== The task ==
Leave out the pictures and transcribe everything else exactly.
===== Material provided
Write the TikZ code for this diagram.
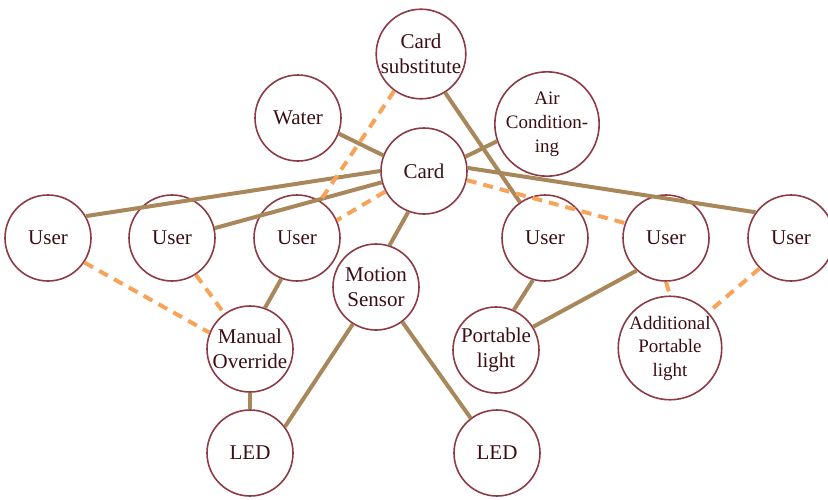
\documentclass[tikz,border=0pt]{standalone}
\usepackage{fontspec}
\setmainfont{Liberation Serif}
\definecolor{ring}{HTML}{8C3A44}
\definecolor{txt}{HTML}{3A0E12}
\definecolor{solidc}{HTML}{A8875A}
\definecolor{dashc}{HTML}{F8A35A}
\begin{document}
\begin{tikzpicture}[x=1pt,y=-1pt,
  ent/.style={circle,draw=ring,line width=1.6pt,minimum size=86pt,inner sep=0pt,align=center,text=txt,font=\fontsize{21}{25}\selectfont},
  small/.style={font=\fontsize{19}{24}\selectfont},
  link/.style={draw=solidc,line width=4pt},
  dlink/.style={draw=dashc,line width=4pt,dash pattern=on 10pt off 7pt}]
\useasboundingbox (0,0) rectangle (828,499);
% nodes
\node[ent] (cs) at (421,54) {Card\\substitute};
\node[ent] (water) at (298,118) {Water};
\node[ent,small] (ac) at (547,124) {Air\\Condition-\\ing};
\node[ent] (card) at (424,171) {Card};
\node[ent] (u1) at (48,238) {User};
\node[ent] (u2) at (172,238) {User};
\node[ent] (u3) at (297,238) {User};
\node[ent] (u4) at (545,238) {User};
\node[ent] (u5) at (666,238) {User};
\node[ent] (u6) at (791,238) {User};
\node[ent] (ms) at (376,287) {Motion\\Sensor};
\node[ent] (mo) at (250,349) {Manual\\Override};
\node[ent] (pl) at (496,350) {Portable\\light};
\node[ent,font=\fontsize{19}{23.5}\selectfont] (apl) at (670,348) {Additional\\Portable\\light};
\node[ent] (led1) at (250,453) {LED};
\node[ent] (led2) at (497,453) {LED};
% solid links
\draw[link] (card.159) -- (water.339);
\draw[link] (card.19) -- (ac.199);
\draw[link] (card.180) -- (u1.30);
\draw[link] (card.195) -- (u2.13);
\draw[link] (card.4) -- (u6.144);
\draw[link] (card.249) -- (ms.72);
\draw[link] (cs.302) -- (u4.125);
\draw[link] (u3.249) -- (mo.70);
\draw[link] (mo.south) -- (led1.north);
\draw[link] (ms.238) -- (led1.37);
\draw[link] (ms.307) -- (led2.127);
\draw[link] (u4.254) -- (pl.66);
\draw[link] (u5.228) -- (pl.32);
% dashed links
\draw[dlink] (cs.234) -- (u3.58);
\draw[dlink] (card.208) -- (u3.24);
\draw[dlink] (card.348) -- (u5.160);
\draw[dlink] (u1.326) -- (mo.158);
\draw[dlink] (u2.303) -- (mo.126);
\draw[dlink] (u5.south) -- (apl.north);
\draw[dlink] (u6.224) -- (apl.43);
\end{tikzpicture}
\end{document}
==========
== Completed exercise ==
Write the TikZ code for this diagram.
\documentclass[tikz,border=0pt]{standalone}
\usepackage{fontspec}
\setmainfont{Liberation Serif}
\definecolor{ring}{HTML}{8C3A44}
\definecolor{txt}{HTML}{3A0E12}
\definecolor{solidc}{HTML}{A8875A}
\definecolor{dashc}{HTML}{F8A35A}
\begin{document}
\begin{tikzpicture}[x=1pt,y=-1pt,
  ent/.style={circle,draw=ring,line width=1.6pt,minimum size=86pt,inner sep=0pt,align=center,text=txt,font=\fontsize{21}{25}\selectfont},
  small/.style={font=\fontsize{19}{24}\selectfont},
  link/.style={draw=solidc,line width=4pt},
  dlink/.style={draw=dashc,line width=4pt,dash pattern=on 10pt off 7pt}]
\useasboundingbox (0,0) rectangle (828,499);
% nodes
\node[ent] (cs) at (421,54) {Card\\substitute};
\node[ent] (water) at (298,118) {Water};
\node[ent,small] (ac) at (547,124) {Air\\Condition-\\ing};
\node[ent] (card) at (424,171) {Card};
\node[ent] (u1) at (48,238) {User};
\node[ent] (u2) at (172,238) {User};
\node[ent] (u3) at (297,238) {User};
\node[ent] (u4) at (545,238) {User};
\node[ent] (u5) at (666,238) {User};
\node[ent] (u6) at (791,238) {User};
\node[ent] (ms) at (376,287) {Motion\\Sensor};
\node[ent] (mo) at (250,349) {Manual\\Override};
\node[ent] (pl) at (496,350) {Portable\\light};
\node[ent,font=\fontsize{19}{23.5}\selectfont] (apl) at (670,348) {Additional\\Portable\\light};
\node[ent] (led1) at (250,453) {LED};
\node[ent] (led2) at (497,453) {LED};
% solid links
\draw[link] (card.159) -- (water.339);
\draw[link] (card.19) -- (ac.199);
\draw[link] (card.180) -- (u1.30);
\draw[link] (card.195) -- (u2.13);
\draw[link] (card.4) -- (u6.144);
\draw[link] (card.249) -- (ms.72);
\draw[link] (cs.302) -- (u4.125);
\draw[link] (u3.249) -- (mo.70);
\draw[link] (mo.south) -- (led1.north);
\draw[link] (ms.238) -- (led1.37);
\draw[link] (ms.307) -- (led2.127);
\draw[link] (u4.254) -- (pl.66);
\draw[link] (u5.228) -- (pl.32);
% dashed links
\draw[dlink] (cs.234) -- (u3.58);
\draw[dlink] (card.208) -- (u3.24);
\draw[dlink] (card.348) -- (u5.160);
\draw[dlink] (u1.326) -- (mo.158);
\draw[dlink] (u2.303) -- (mo.126);
\draw[dlink] (u5.south) -- (apl.north);
\draw[dlink] (u6.224) -- (apl.43);
\end{tikzpicture}
\end{document}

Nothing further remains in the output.